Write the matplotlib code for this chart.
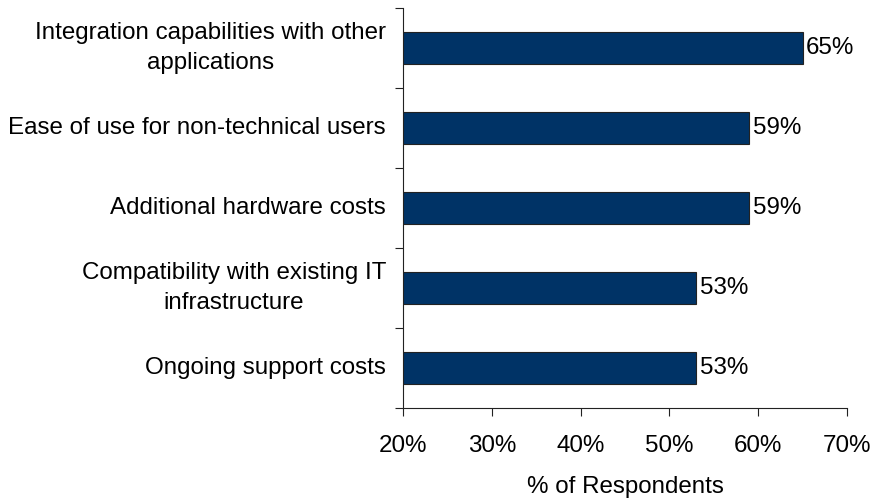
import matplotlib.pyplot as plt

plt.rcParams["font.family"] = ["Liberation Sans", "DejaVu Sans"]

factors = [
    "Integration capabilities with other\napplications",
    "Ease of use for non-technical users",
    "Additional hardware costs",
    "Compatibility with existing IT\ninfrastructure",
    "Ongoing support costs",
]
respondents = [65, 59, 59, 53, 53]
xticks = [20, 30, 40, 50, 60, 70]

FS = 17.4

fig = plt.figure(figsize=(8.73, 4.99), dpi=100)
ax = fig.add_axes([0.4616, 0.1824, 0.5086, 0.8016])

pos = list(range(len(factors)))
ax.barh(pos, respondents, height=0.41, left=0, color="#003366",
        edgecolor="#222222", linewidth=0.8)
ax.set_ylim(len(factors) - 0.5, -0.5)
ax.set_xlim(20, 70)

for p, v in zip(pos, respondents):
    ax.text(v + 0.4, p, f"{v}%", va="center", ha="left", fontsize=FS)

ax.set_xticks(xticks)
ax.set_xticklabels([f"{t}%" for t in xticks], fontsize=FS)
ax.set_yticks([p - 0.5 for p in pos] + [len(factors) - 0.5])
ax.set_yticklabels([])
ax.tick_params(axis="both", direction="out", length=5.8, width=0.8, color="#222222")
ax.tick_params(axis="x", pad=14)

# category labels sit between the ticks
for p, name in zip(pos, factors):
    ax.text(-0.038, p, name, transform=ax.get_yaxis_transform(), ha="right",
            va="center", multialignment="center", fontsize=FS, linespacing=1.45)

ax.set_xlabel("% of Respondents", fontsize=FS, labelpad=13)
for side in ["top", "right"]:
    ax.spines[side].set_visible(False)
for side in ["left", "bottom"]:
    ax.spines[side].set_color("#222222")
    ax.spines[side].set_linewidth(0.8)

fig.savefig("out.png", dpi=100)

** Task directions **
Reproduce the whole listing exactly, but not the images in it.

** Solution **
Write the matplotlib code for this chart.
import matplotlib.pyplot as plt

plt.rcParams["font.family"] = ["Liberation Sans", "DejaVu Sans"]

factors = [
    "Integration capabilities with other\napplications",
    "Ease of use for non-technical users",
    "Additional hardware costs",
    "Compatibility with existing IT\ninfrastructure",
    "Ongoing support costs",
]
respondents = [65, 59, 59, 53, 53]
xticks = [20, 30, 40, 50, 60, 70]

FS = 17.4

fig = plt.figure(figsize=(8.73, 4.99), dpi=100)
ax = fig.add_axes([0.4616, 0.1824, 0.5086, 0.8016])

pos = list(range(len(factors)))
ax.barh(pos, respondents, height=0.41, left=0, color="#003366",
        edgecolor="#222222", linewidth=0.8)
ax.set_ylim(len(factors) - 0.5, -0.5)
ax.set_xlim(20, 70)

for p, v in zip(pos, respondents):
    ax.text(v + 0.4, p, f"{v}%", va="center", ha="left", fontsize=FS)

ax.set_xticks(xticks)
ax.set_xticklabels([f"{t}%" for t in xticks], fontsize=FS)
ax.set_yticks([p - 0.5 for p in pos] + [len(factors) - 0.5])
ax.set_yticklabels([])
ax.tick_params(axis="both", direction="out", length=5.8, width=0.8, color="#222222")
ax.tick_params(axis="x", pad=14)

# category labels sit between the ticks
for p, name in zip(pos, factors):
    ax.text(-0.038, p, name, transform=ax.get_yaxis_transform(), ha="right",
            va="center", multialignment="center", fontsize=FS, linespacing=1.45)

ax.set_xlabel("% of Respondents", fontsize=FS, labelpad=13)
for side in ["top", "right"]:
    ax.spines[side].set_visible(False)
for side in ["left", "bottom"]:
    ax.spines[side].set_color("#222222")
    ax.spines[side].set_linewidth(0.8)

fig.savefig("out.png", dpi=100)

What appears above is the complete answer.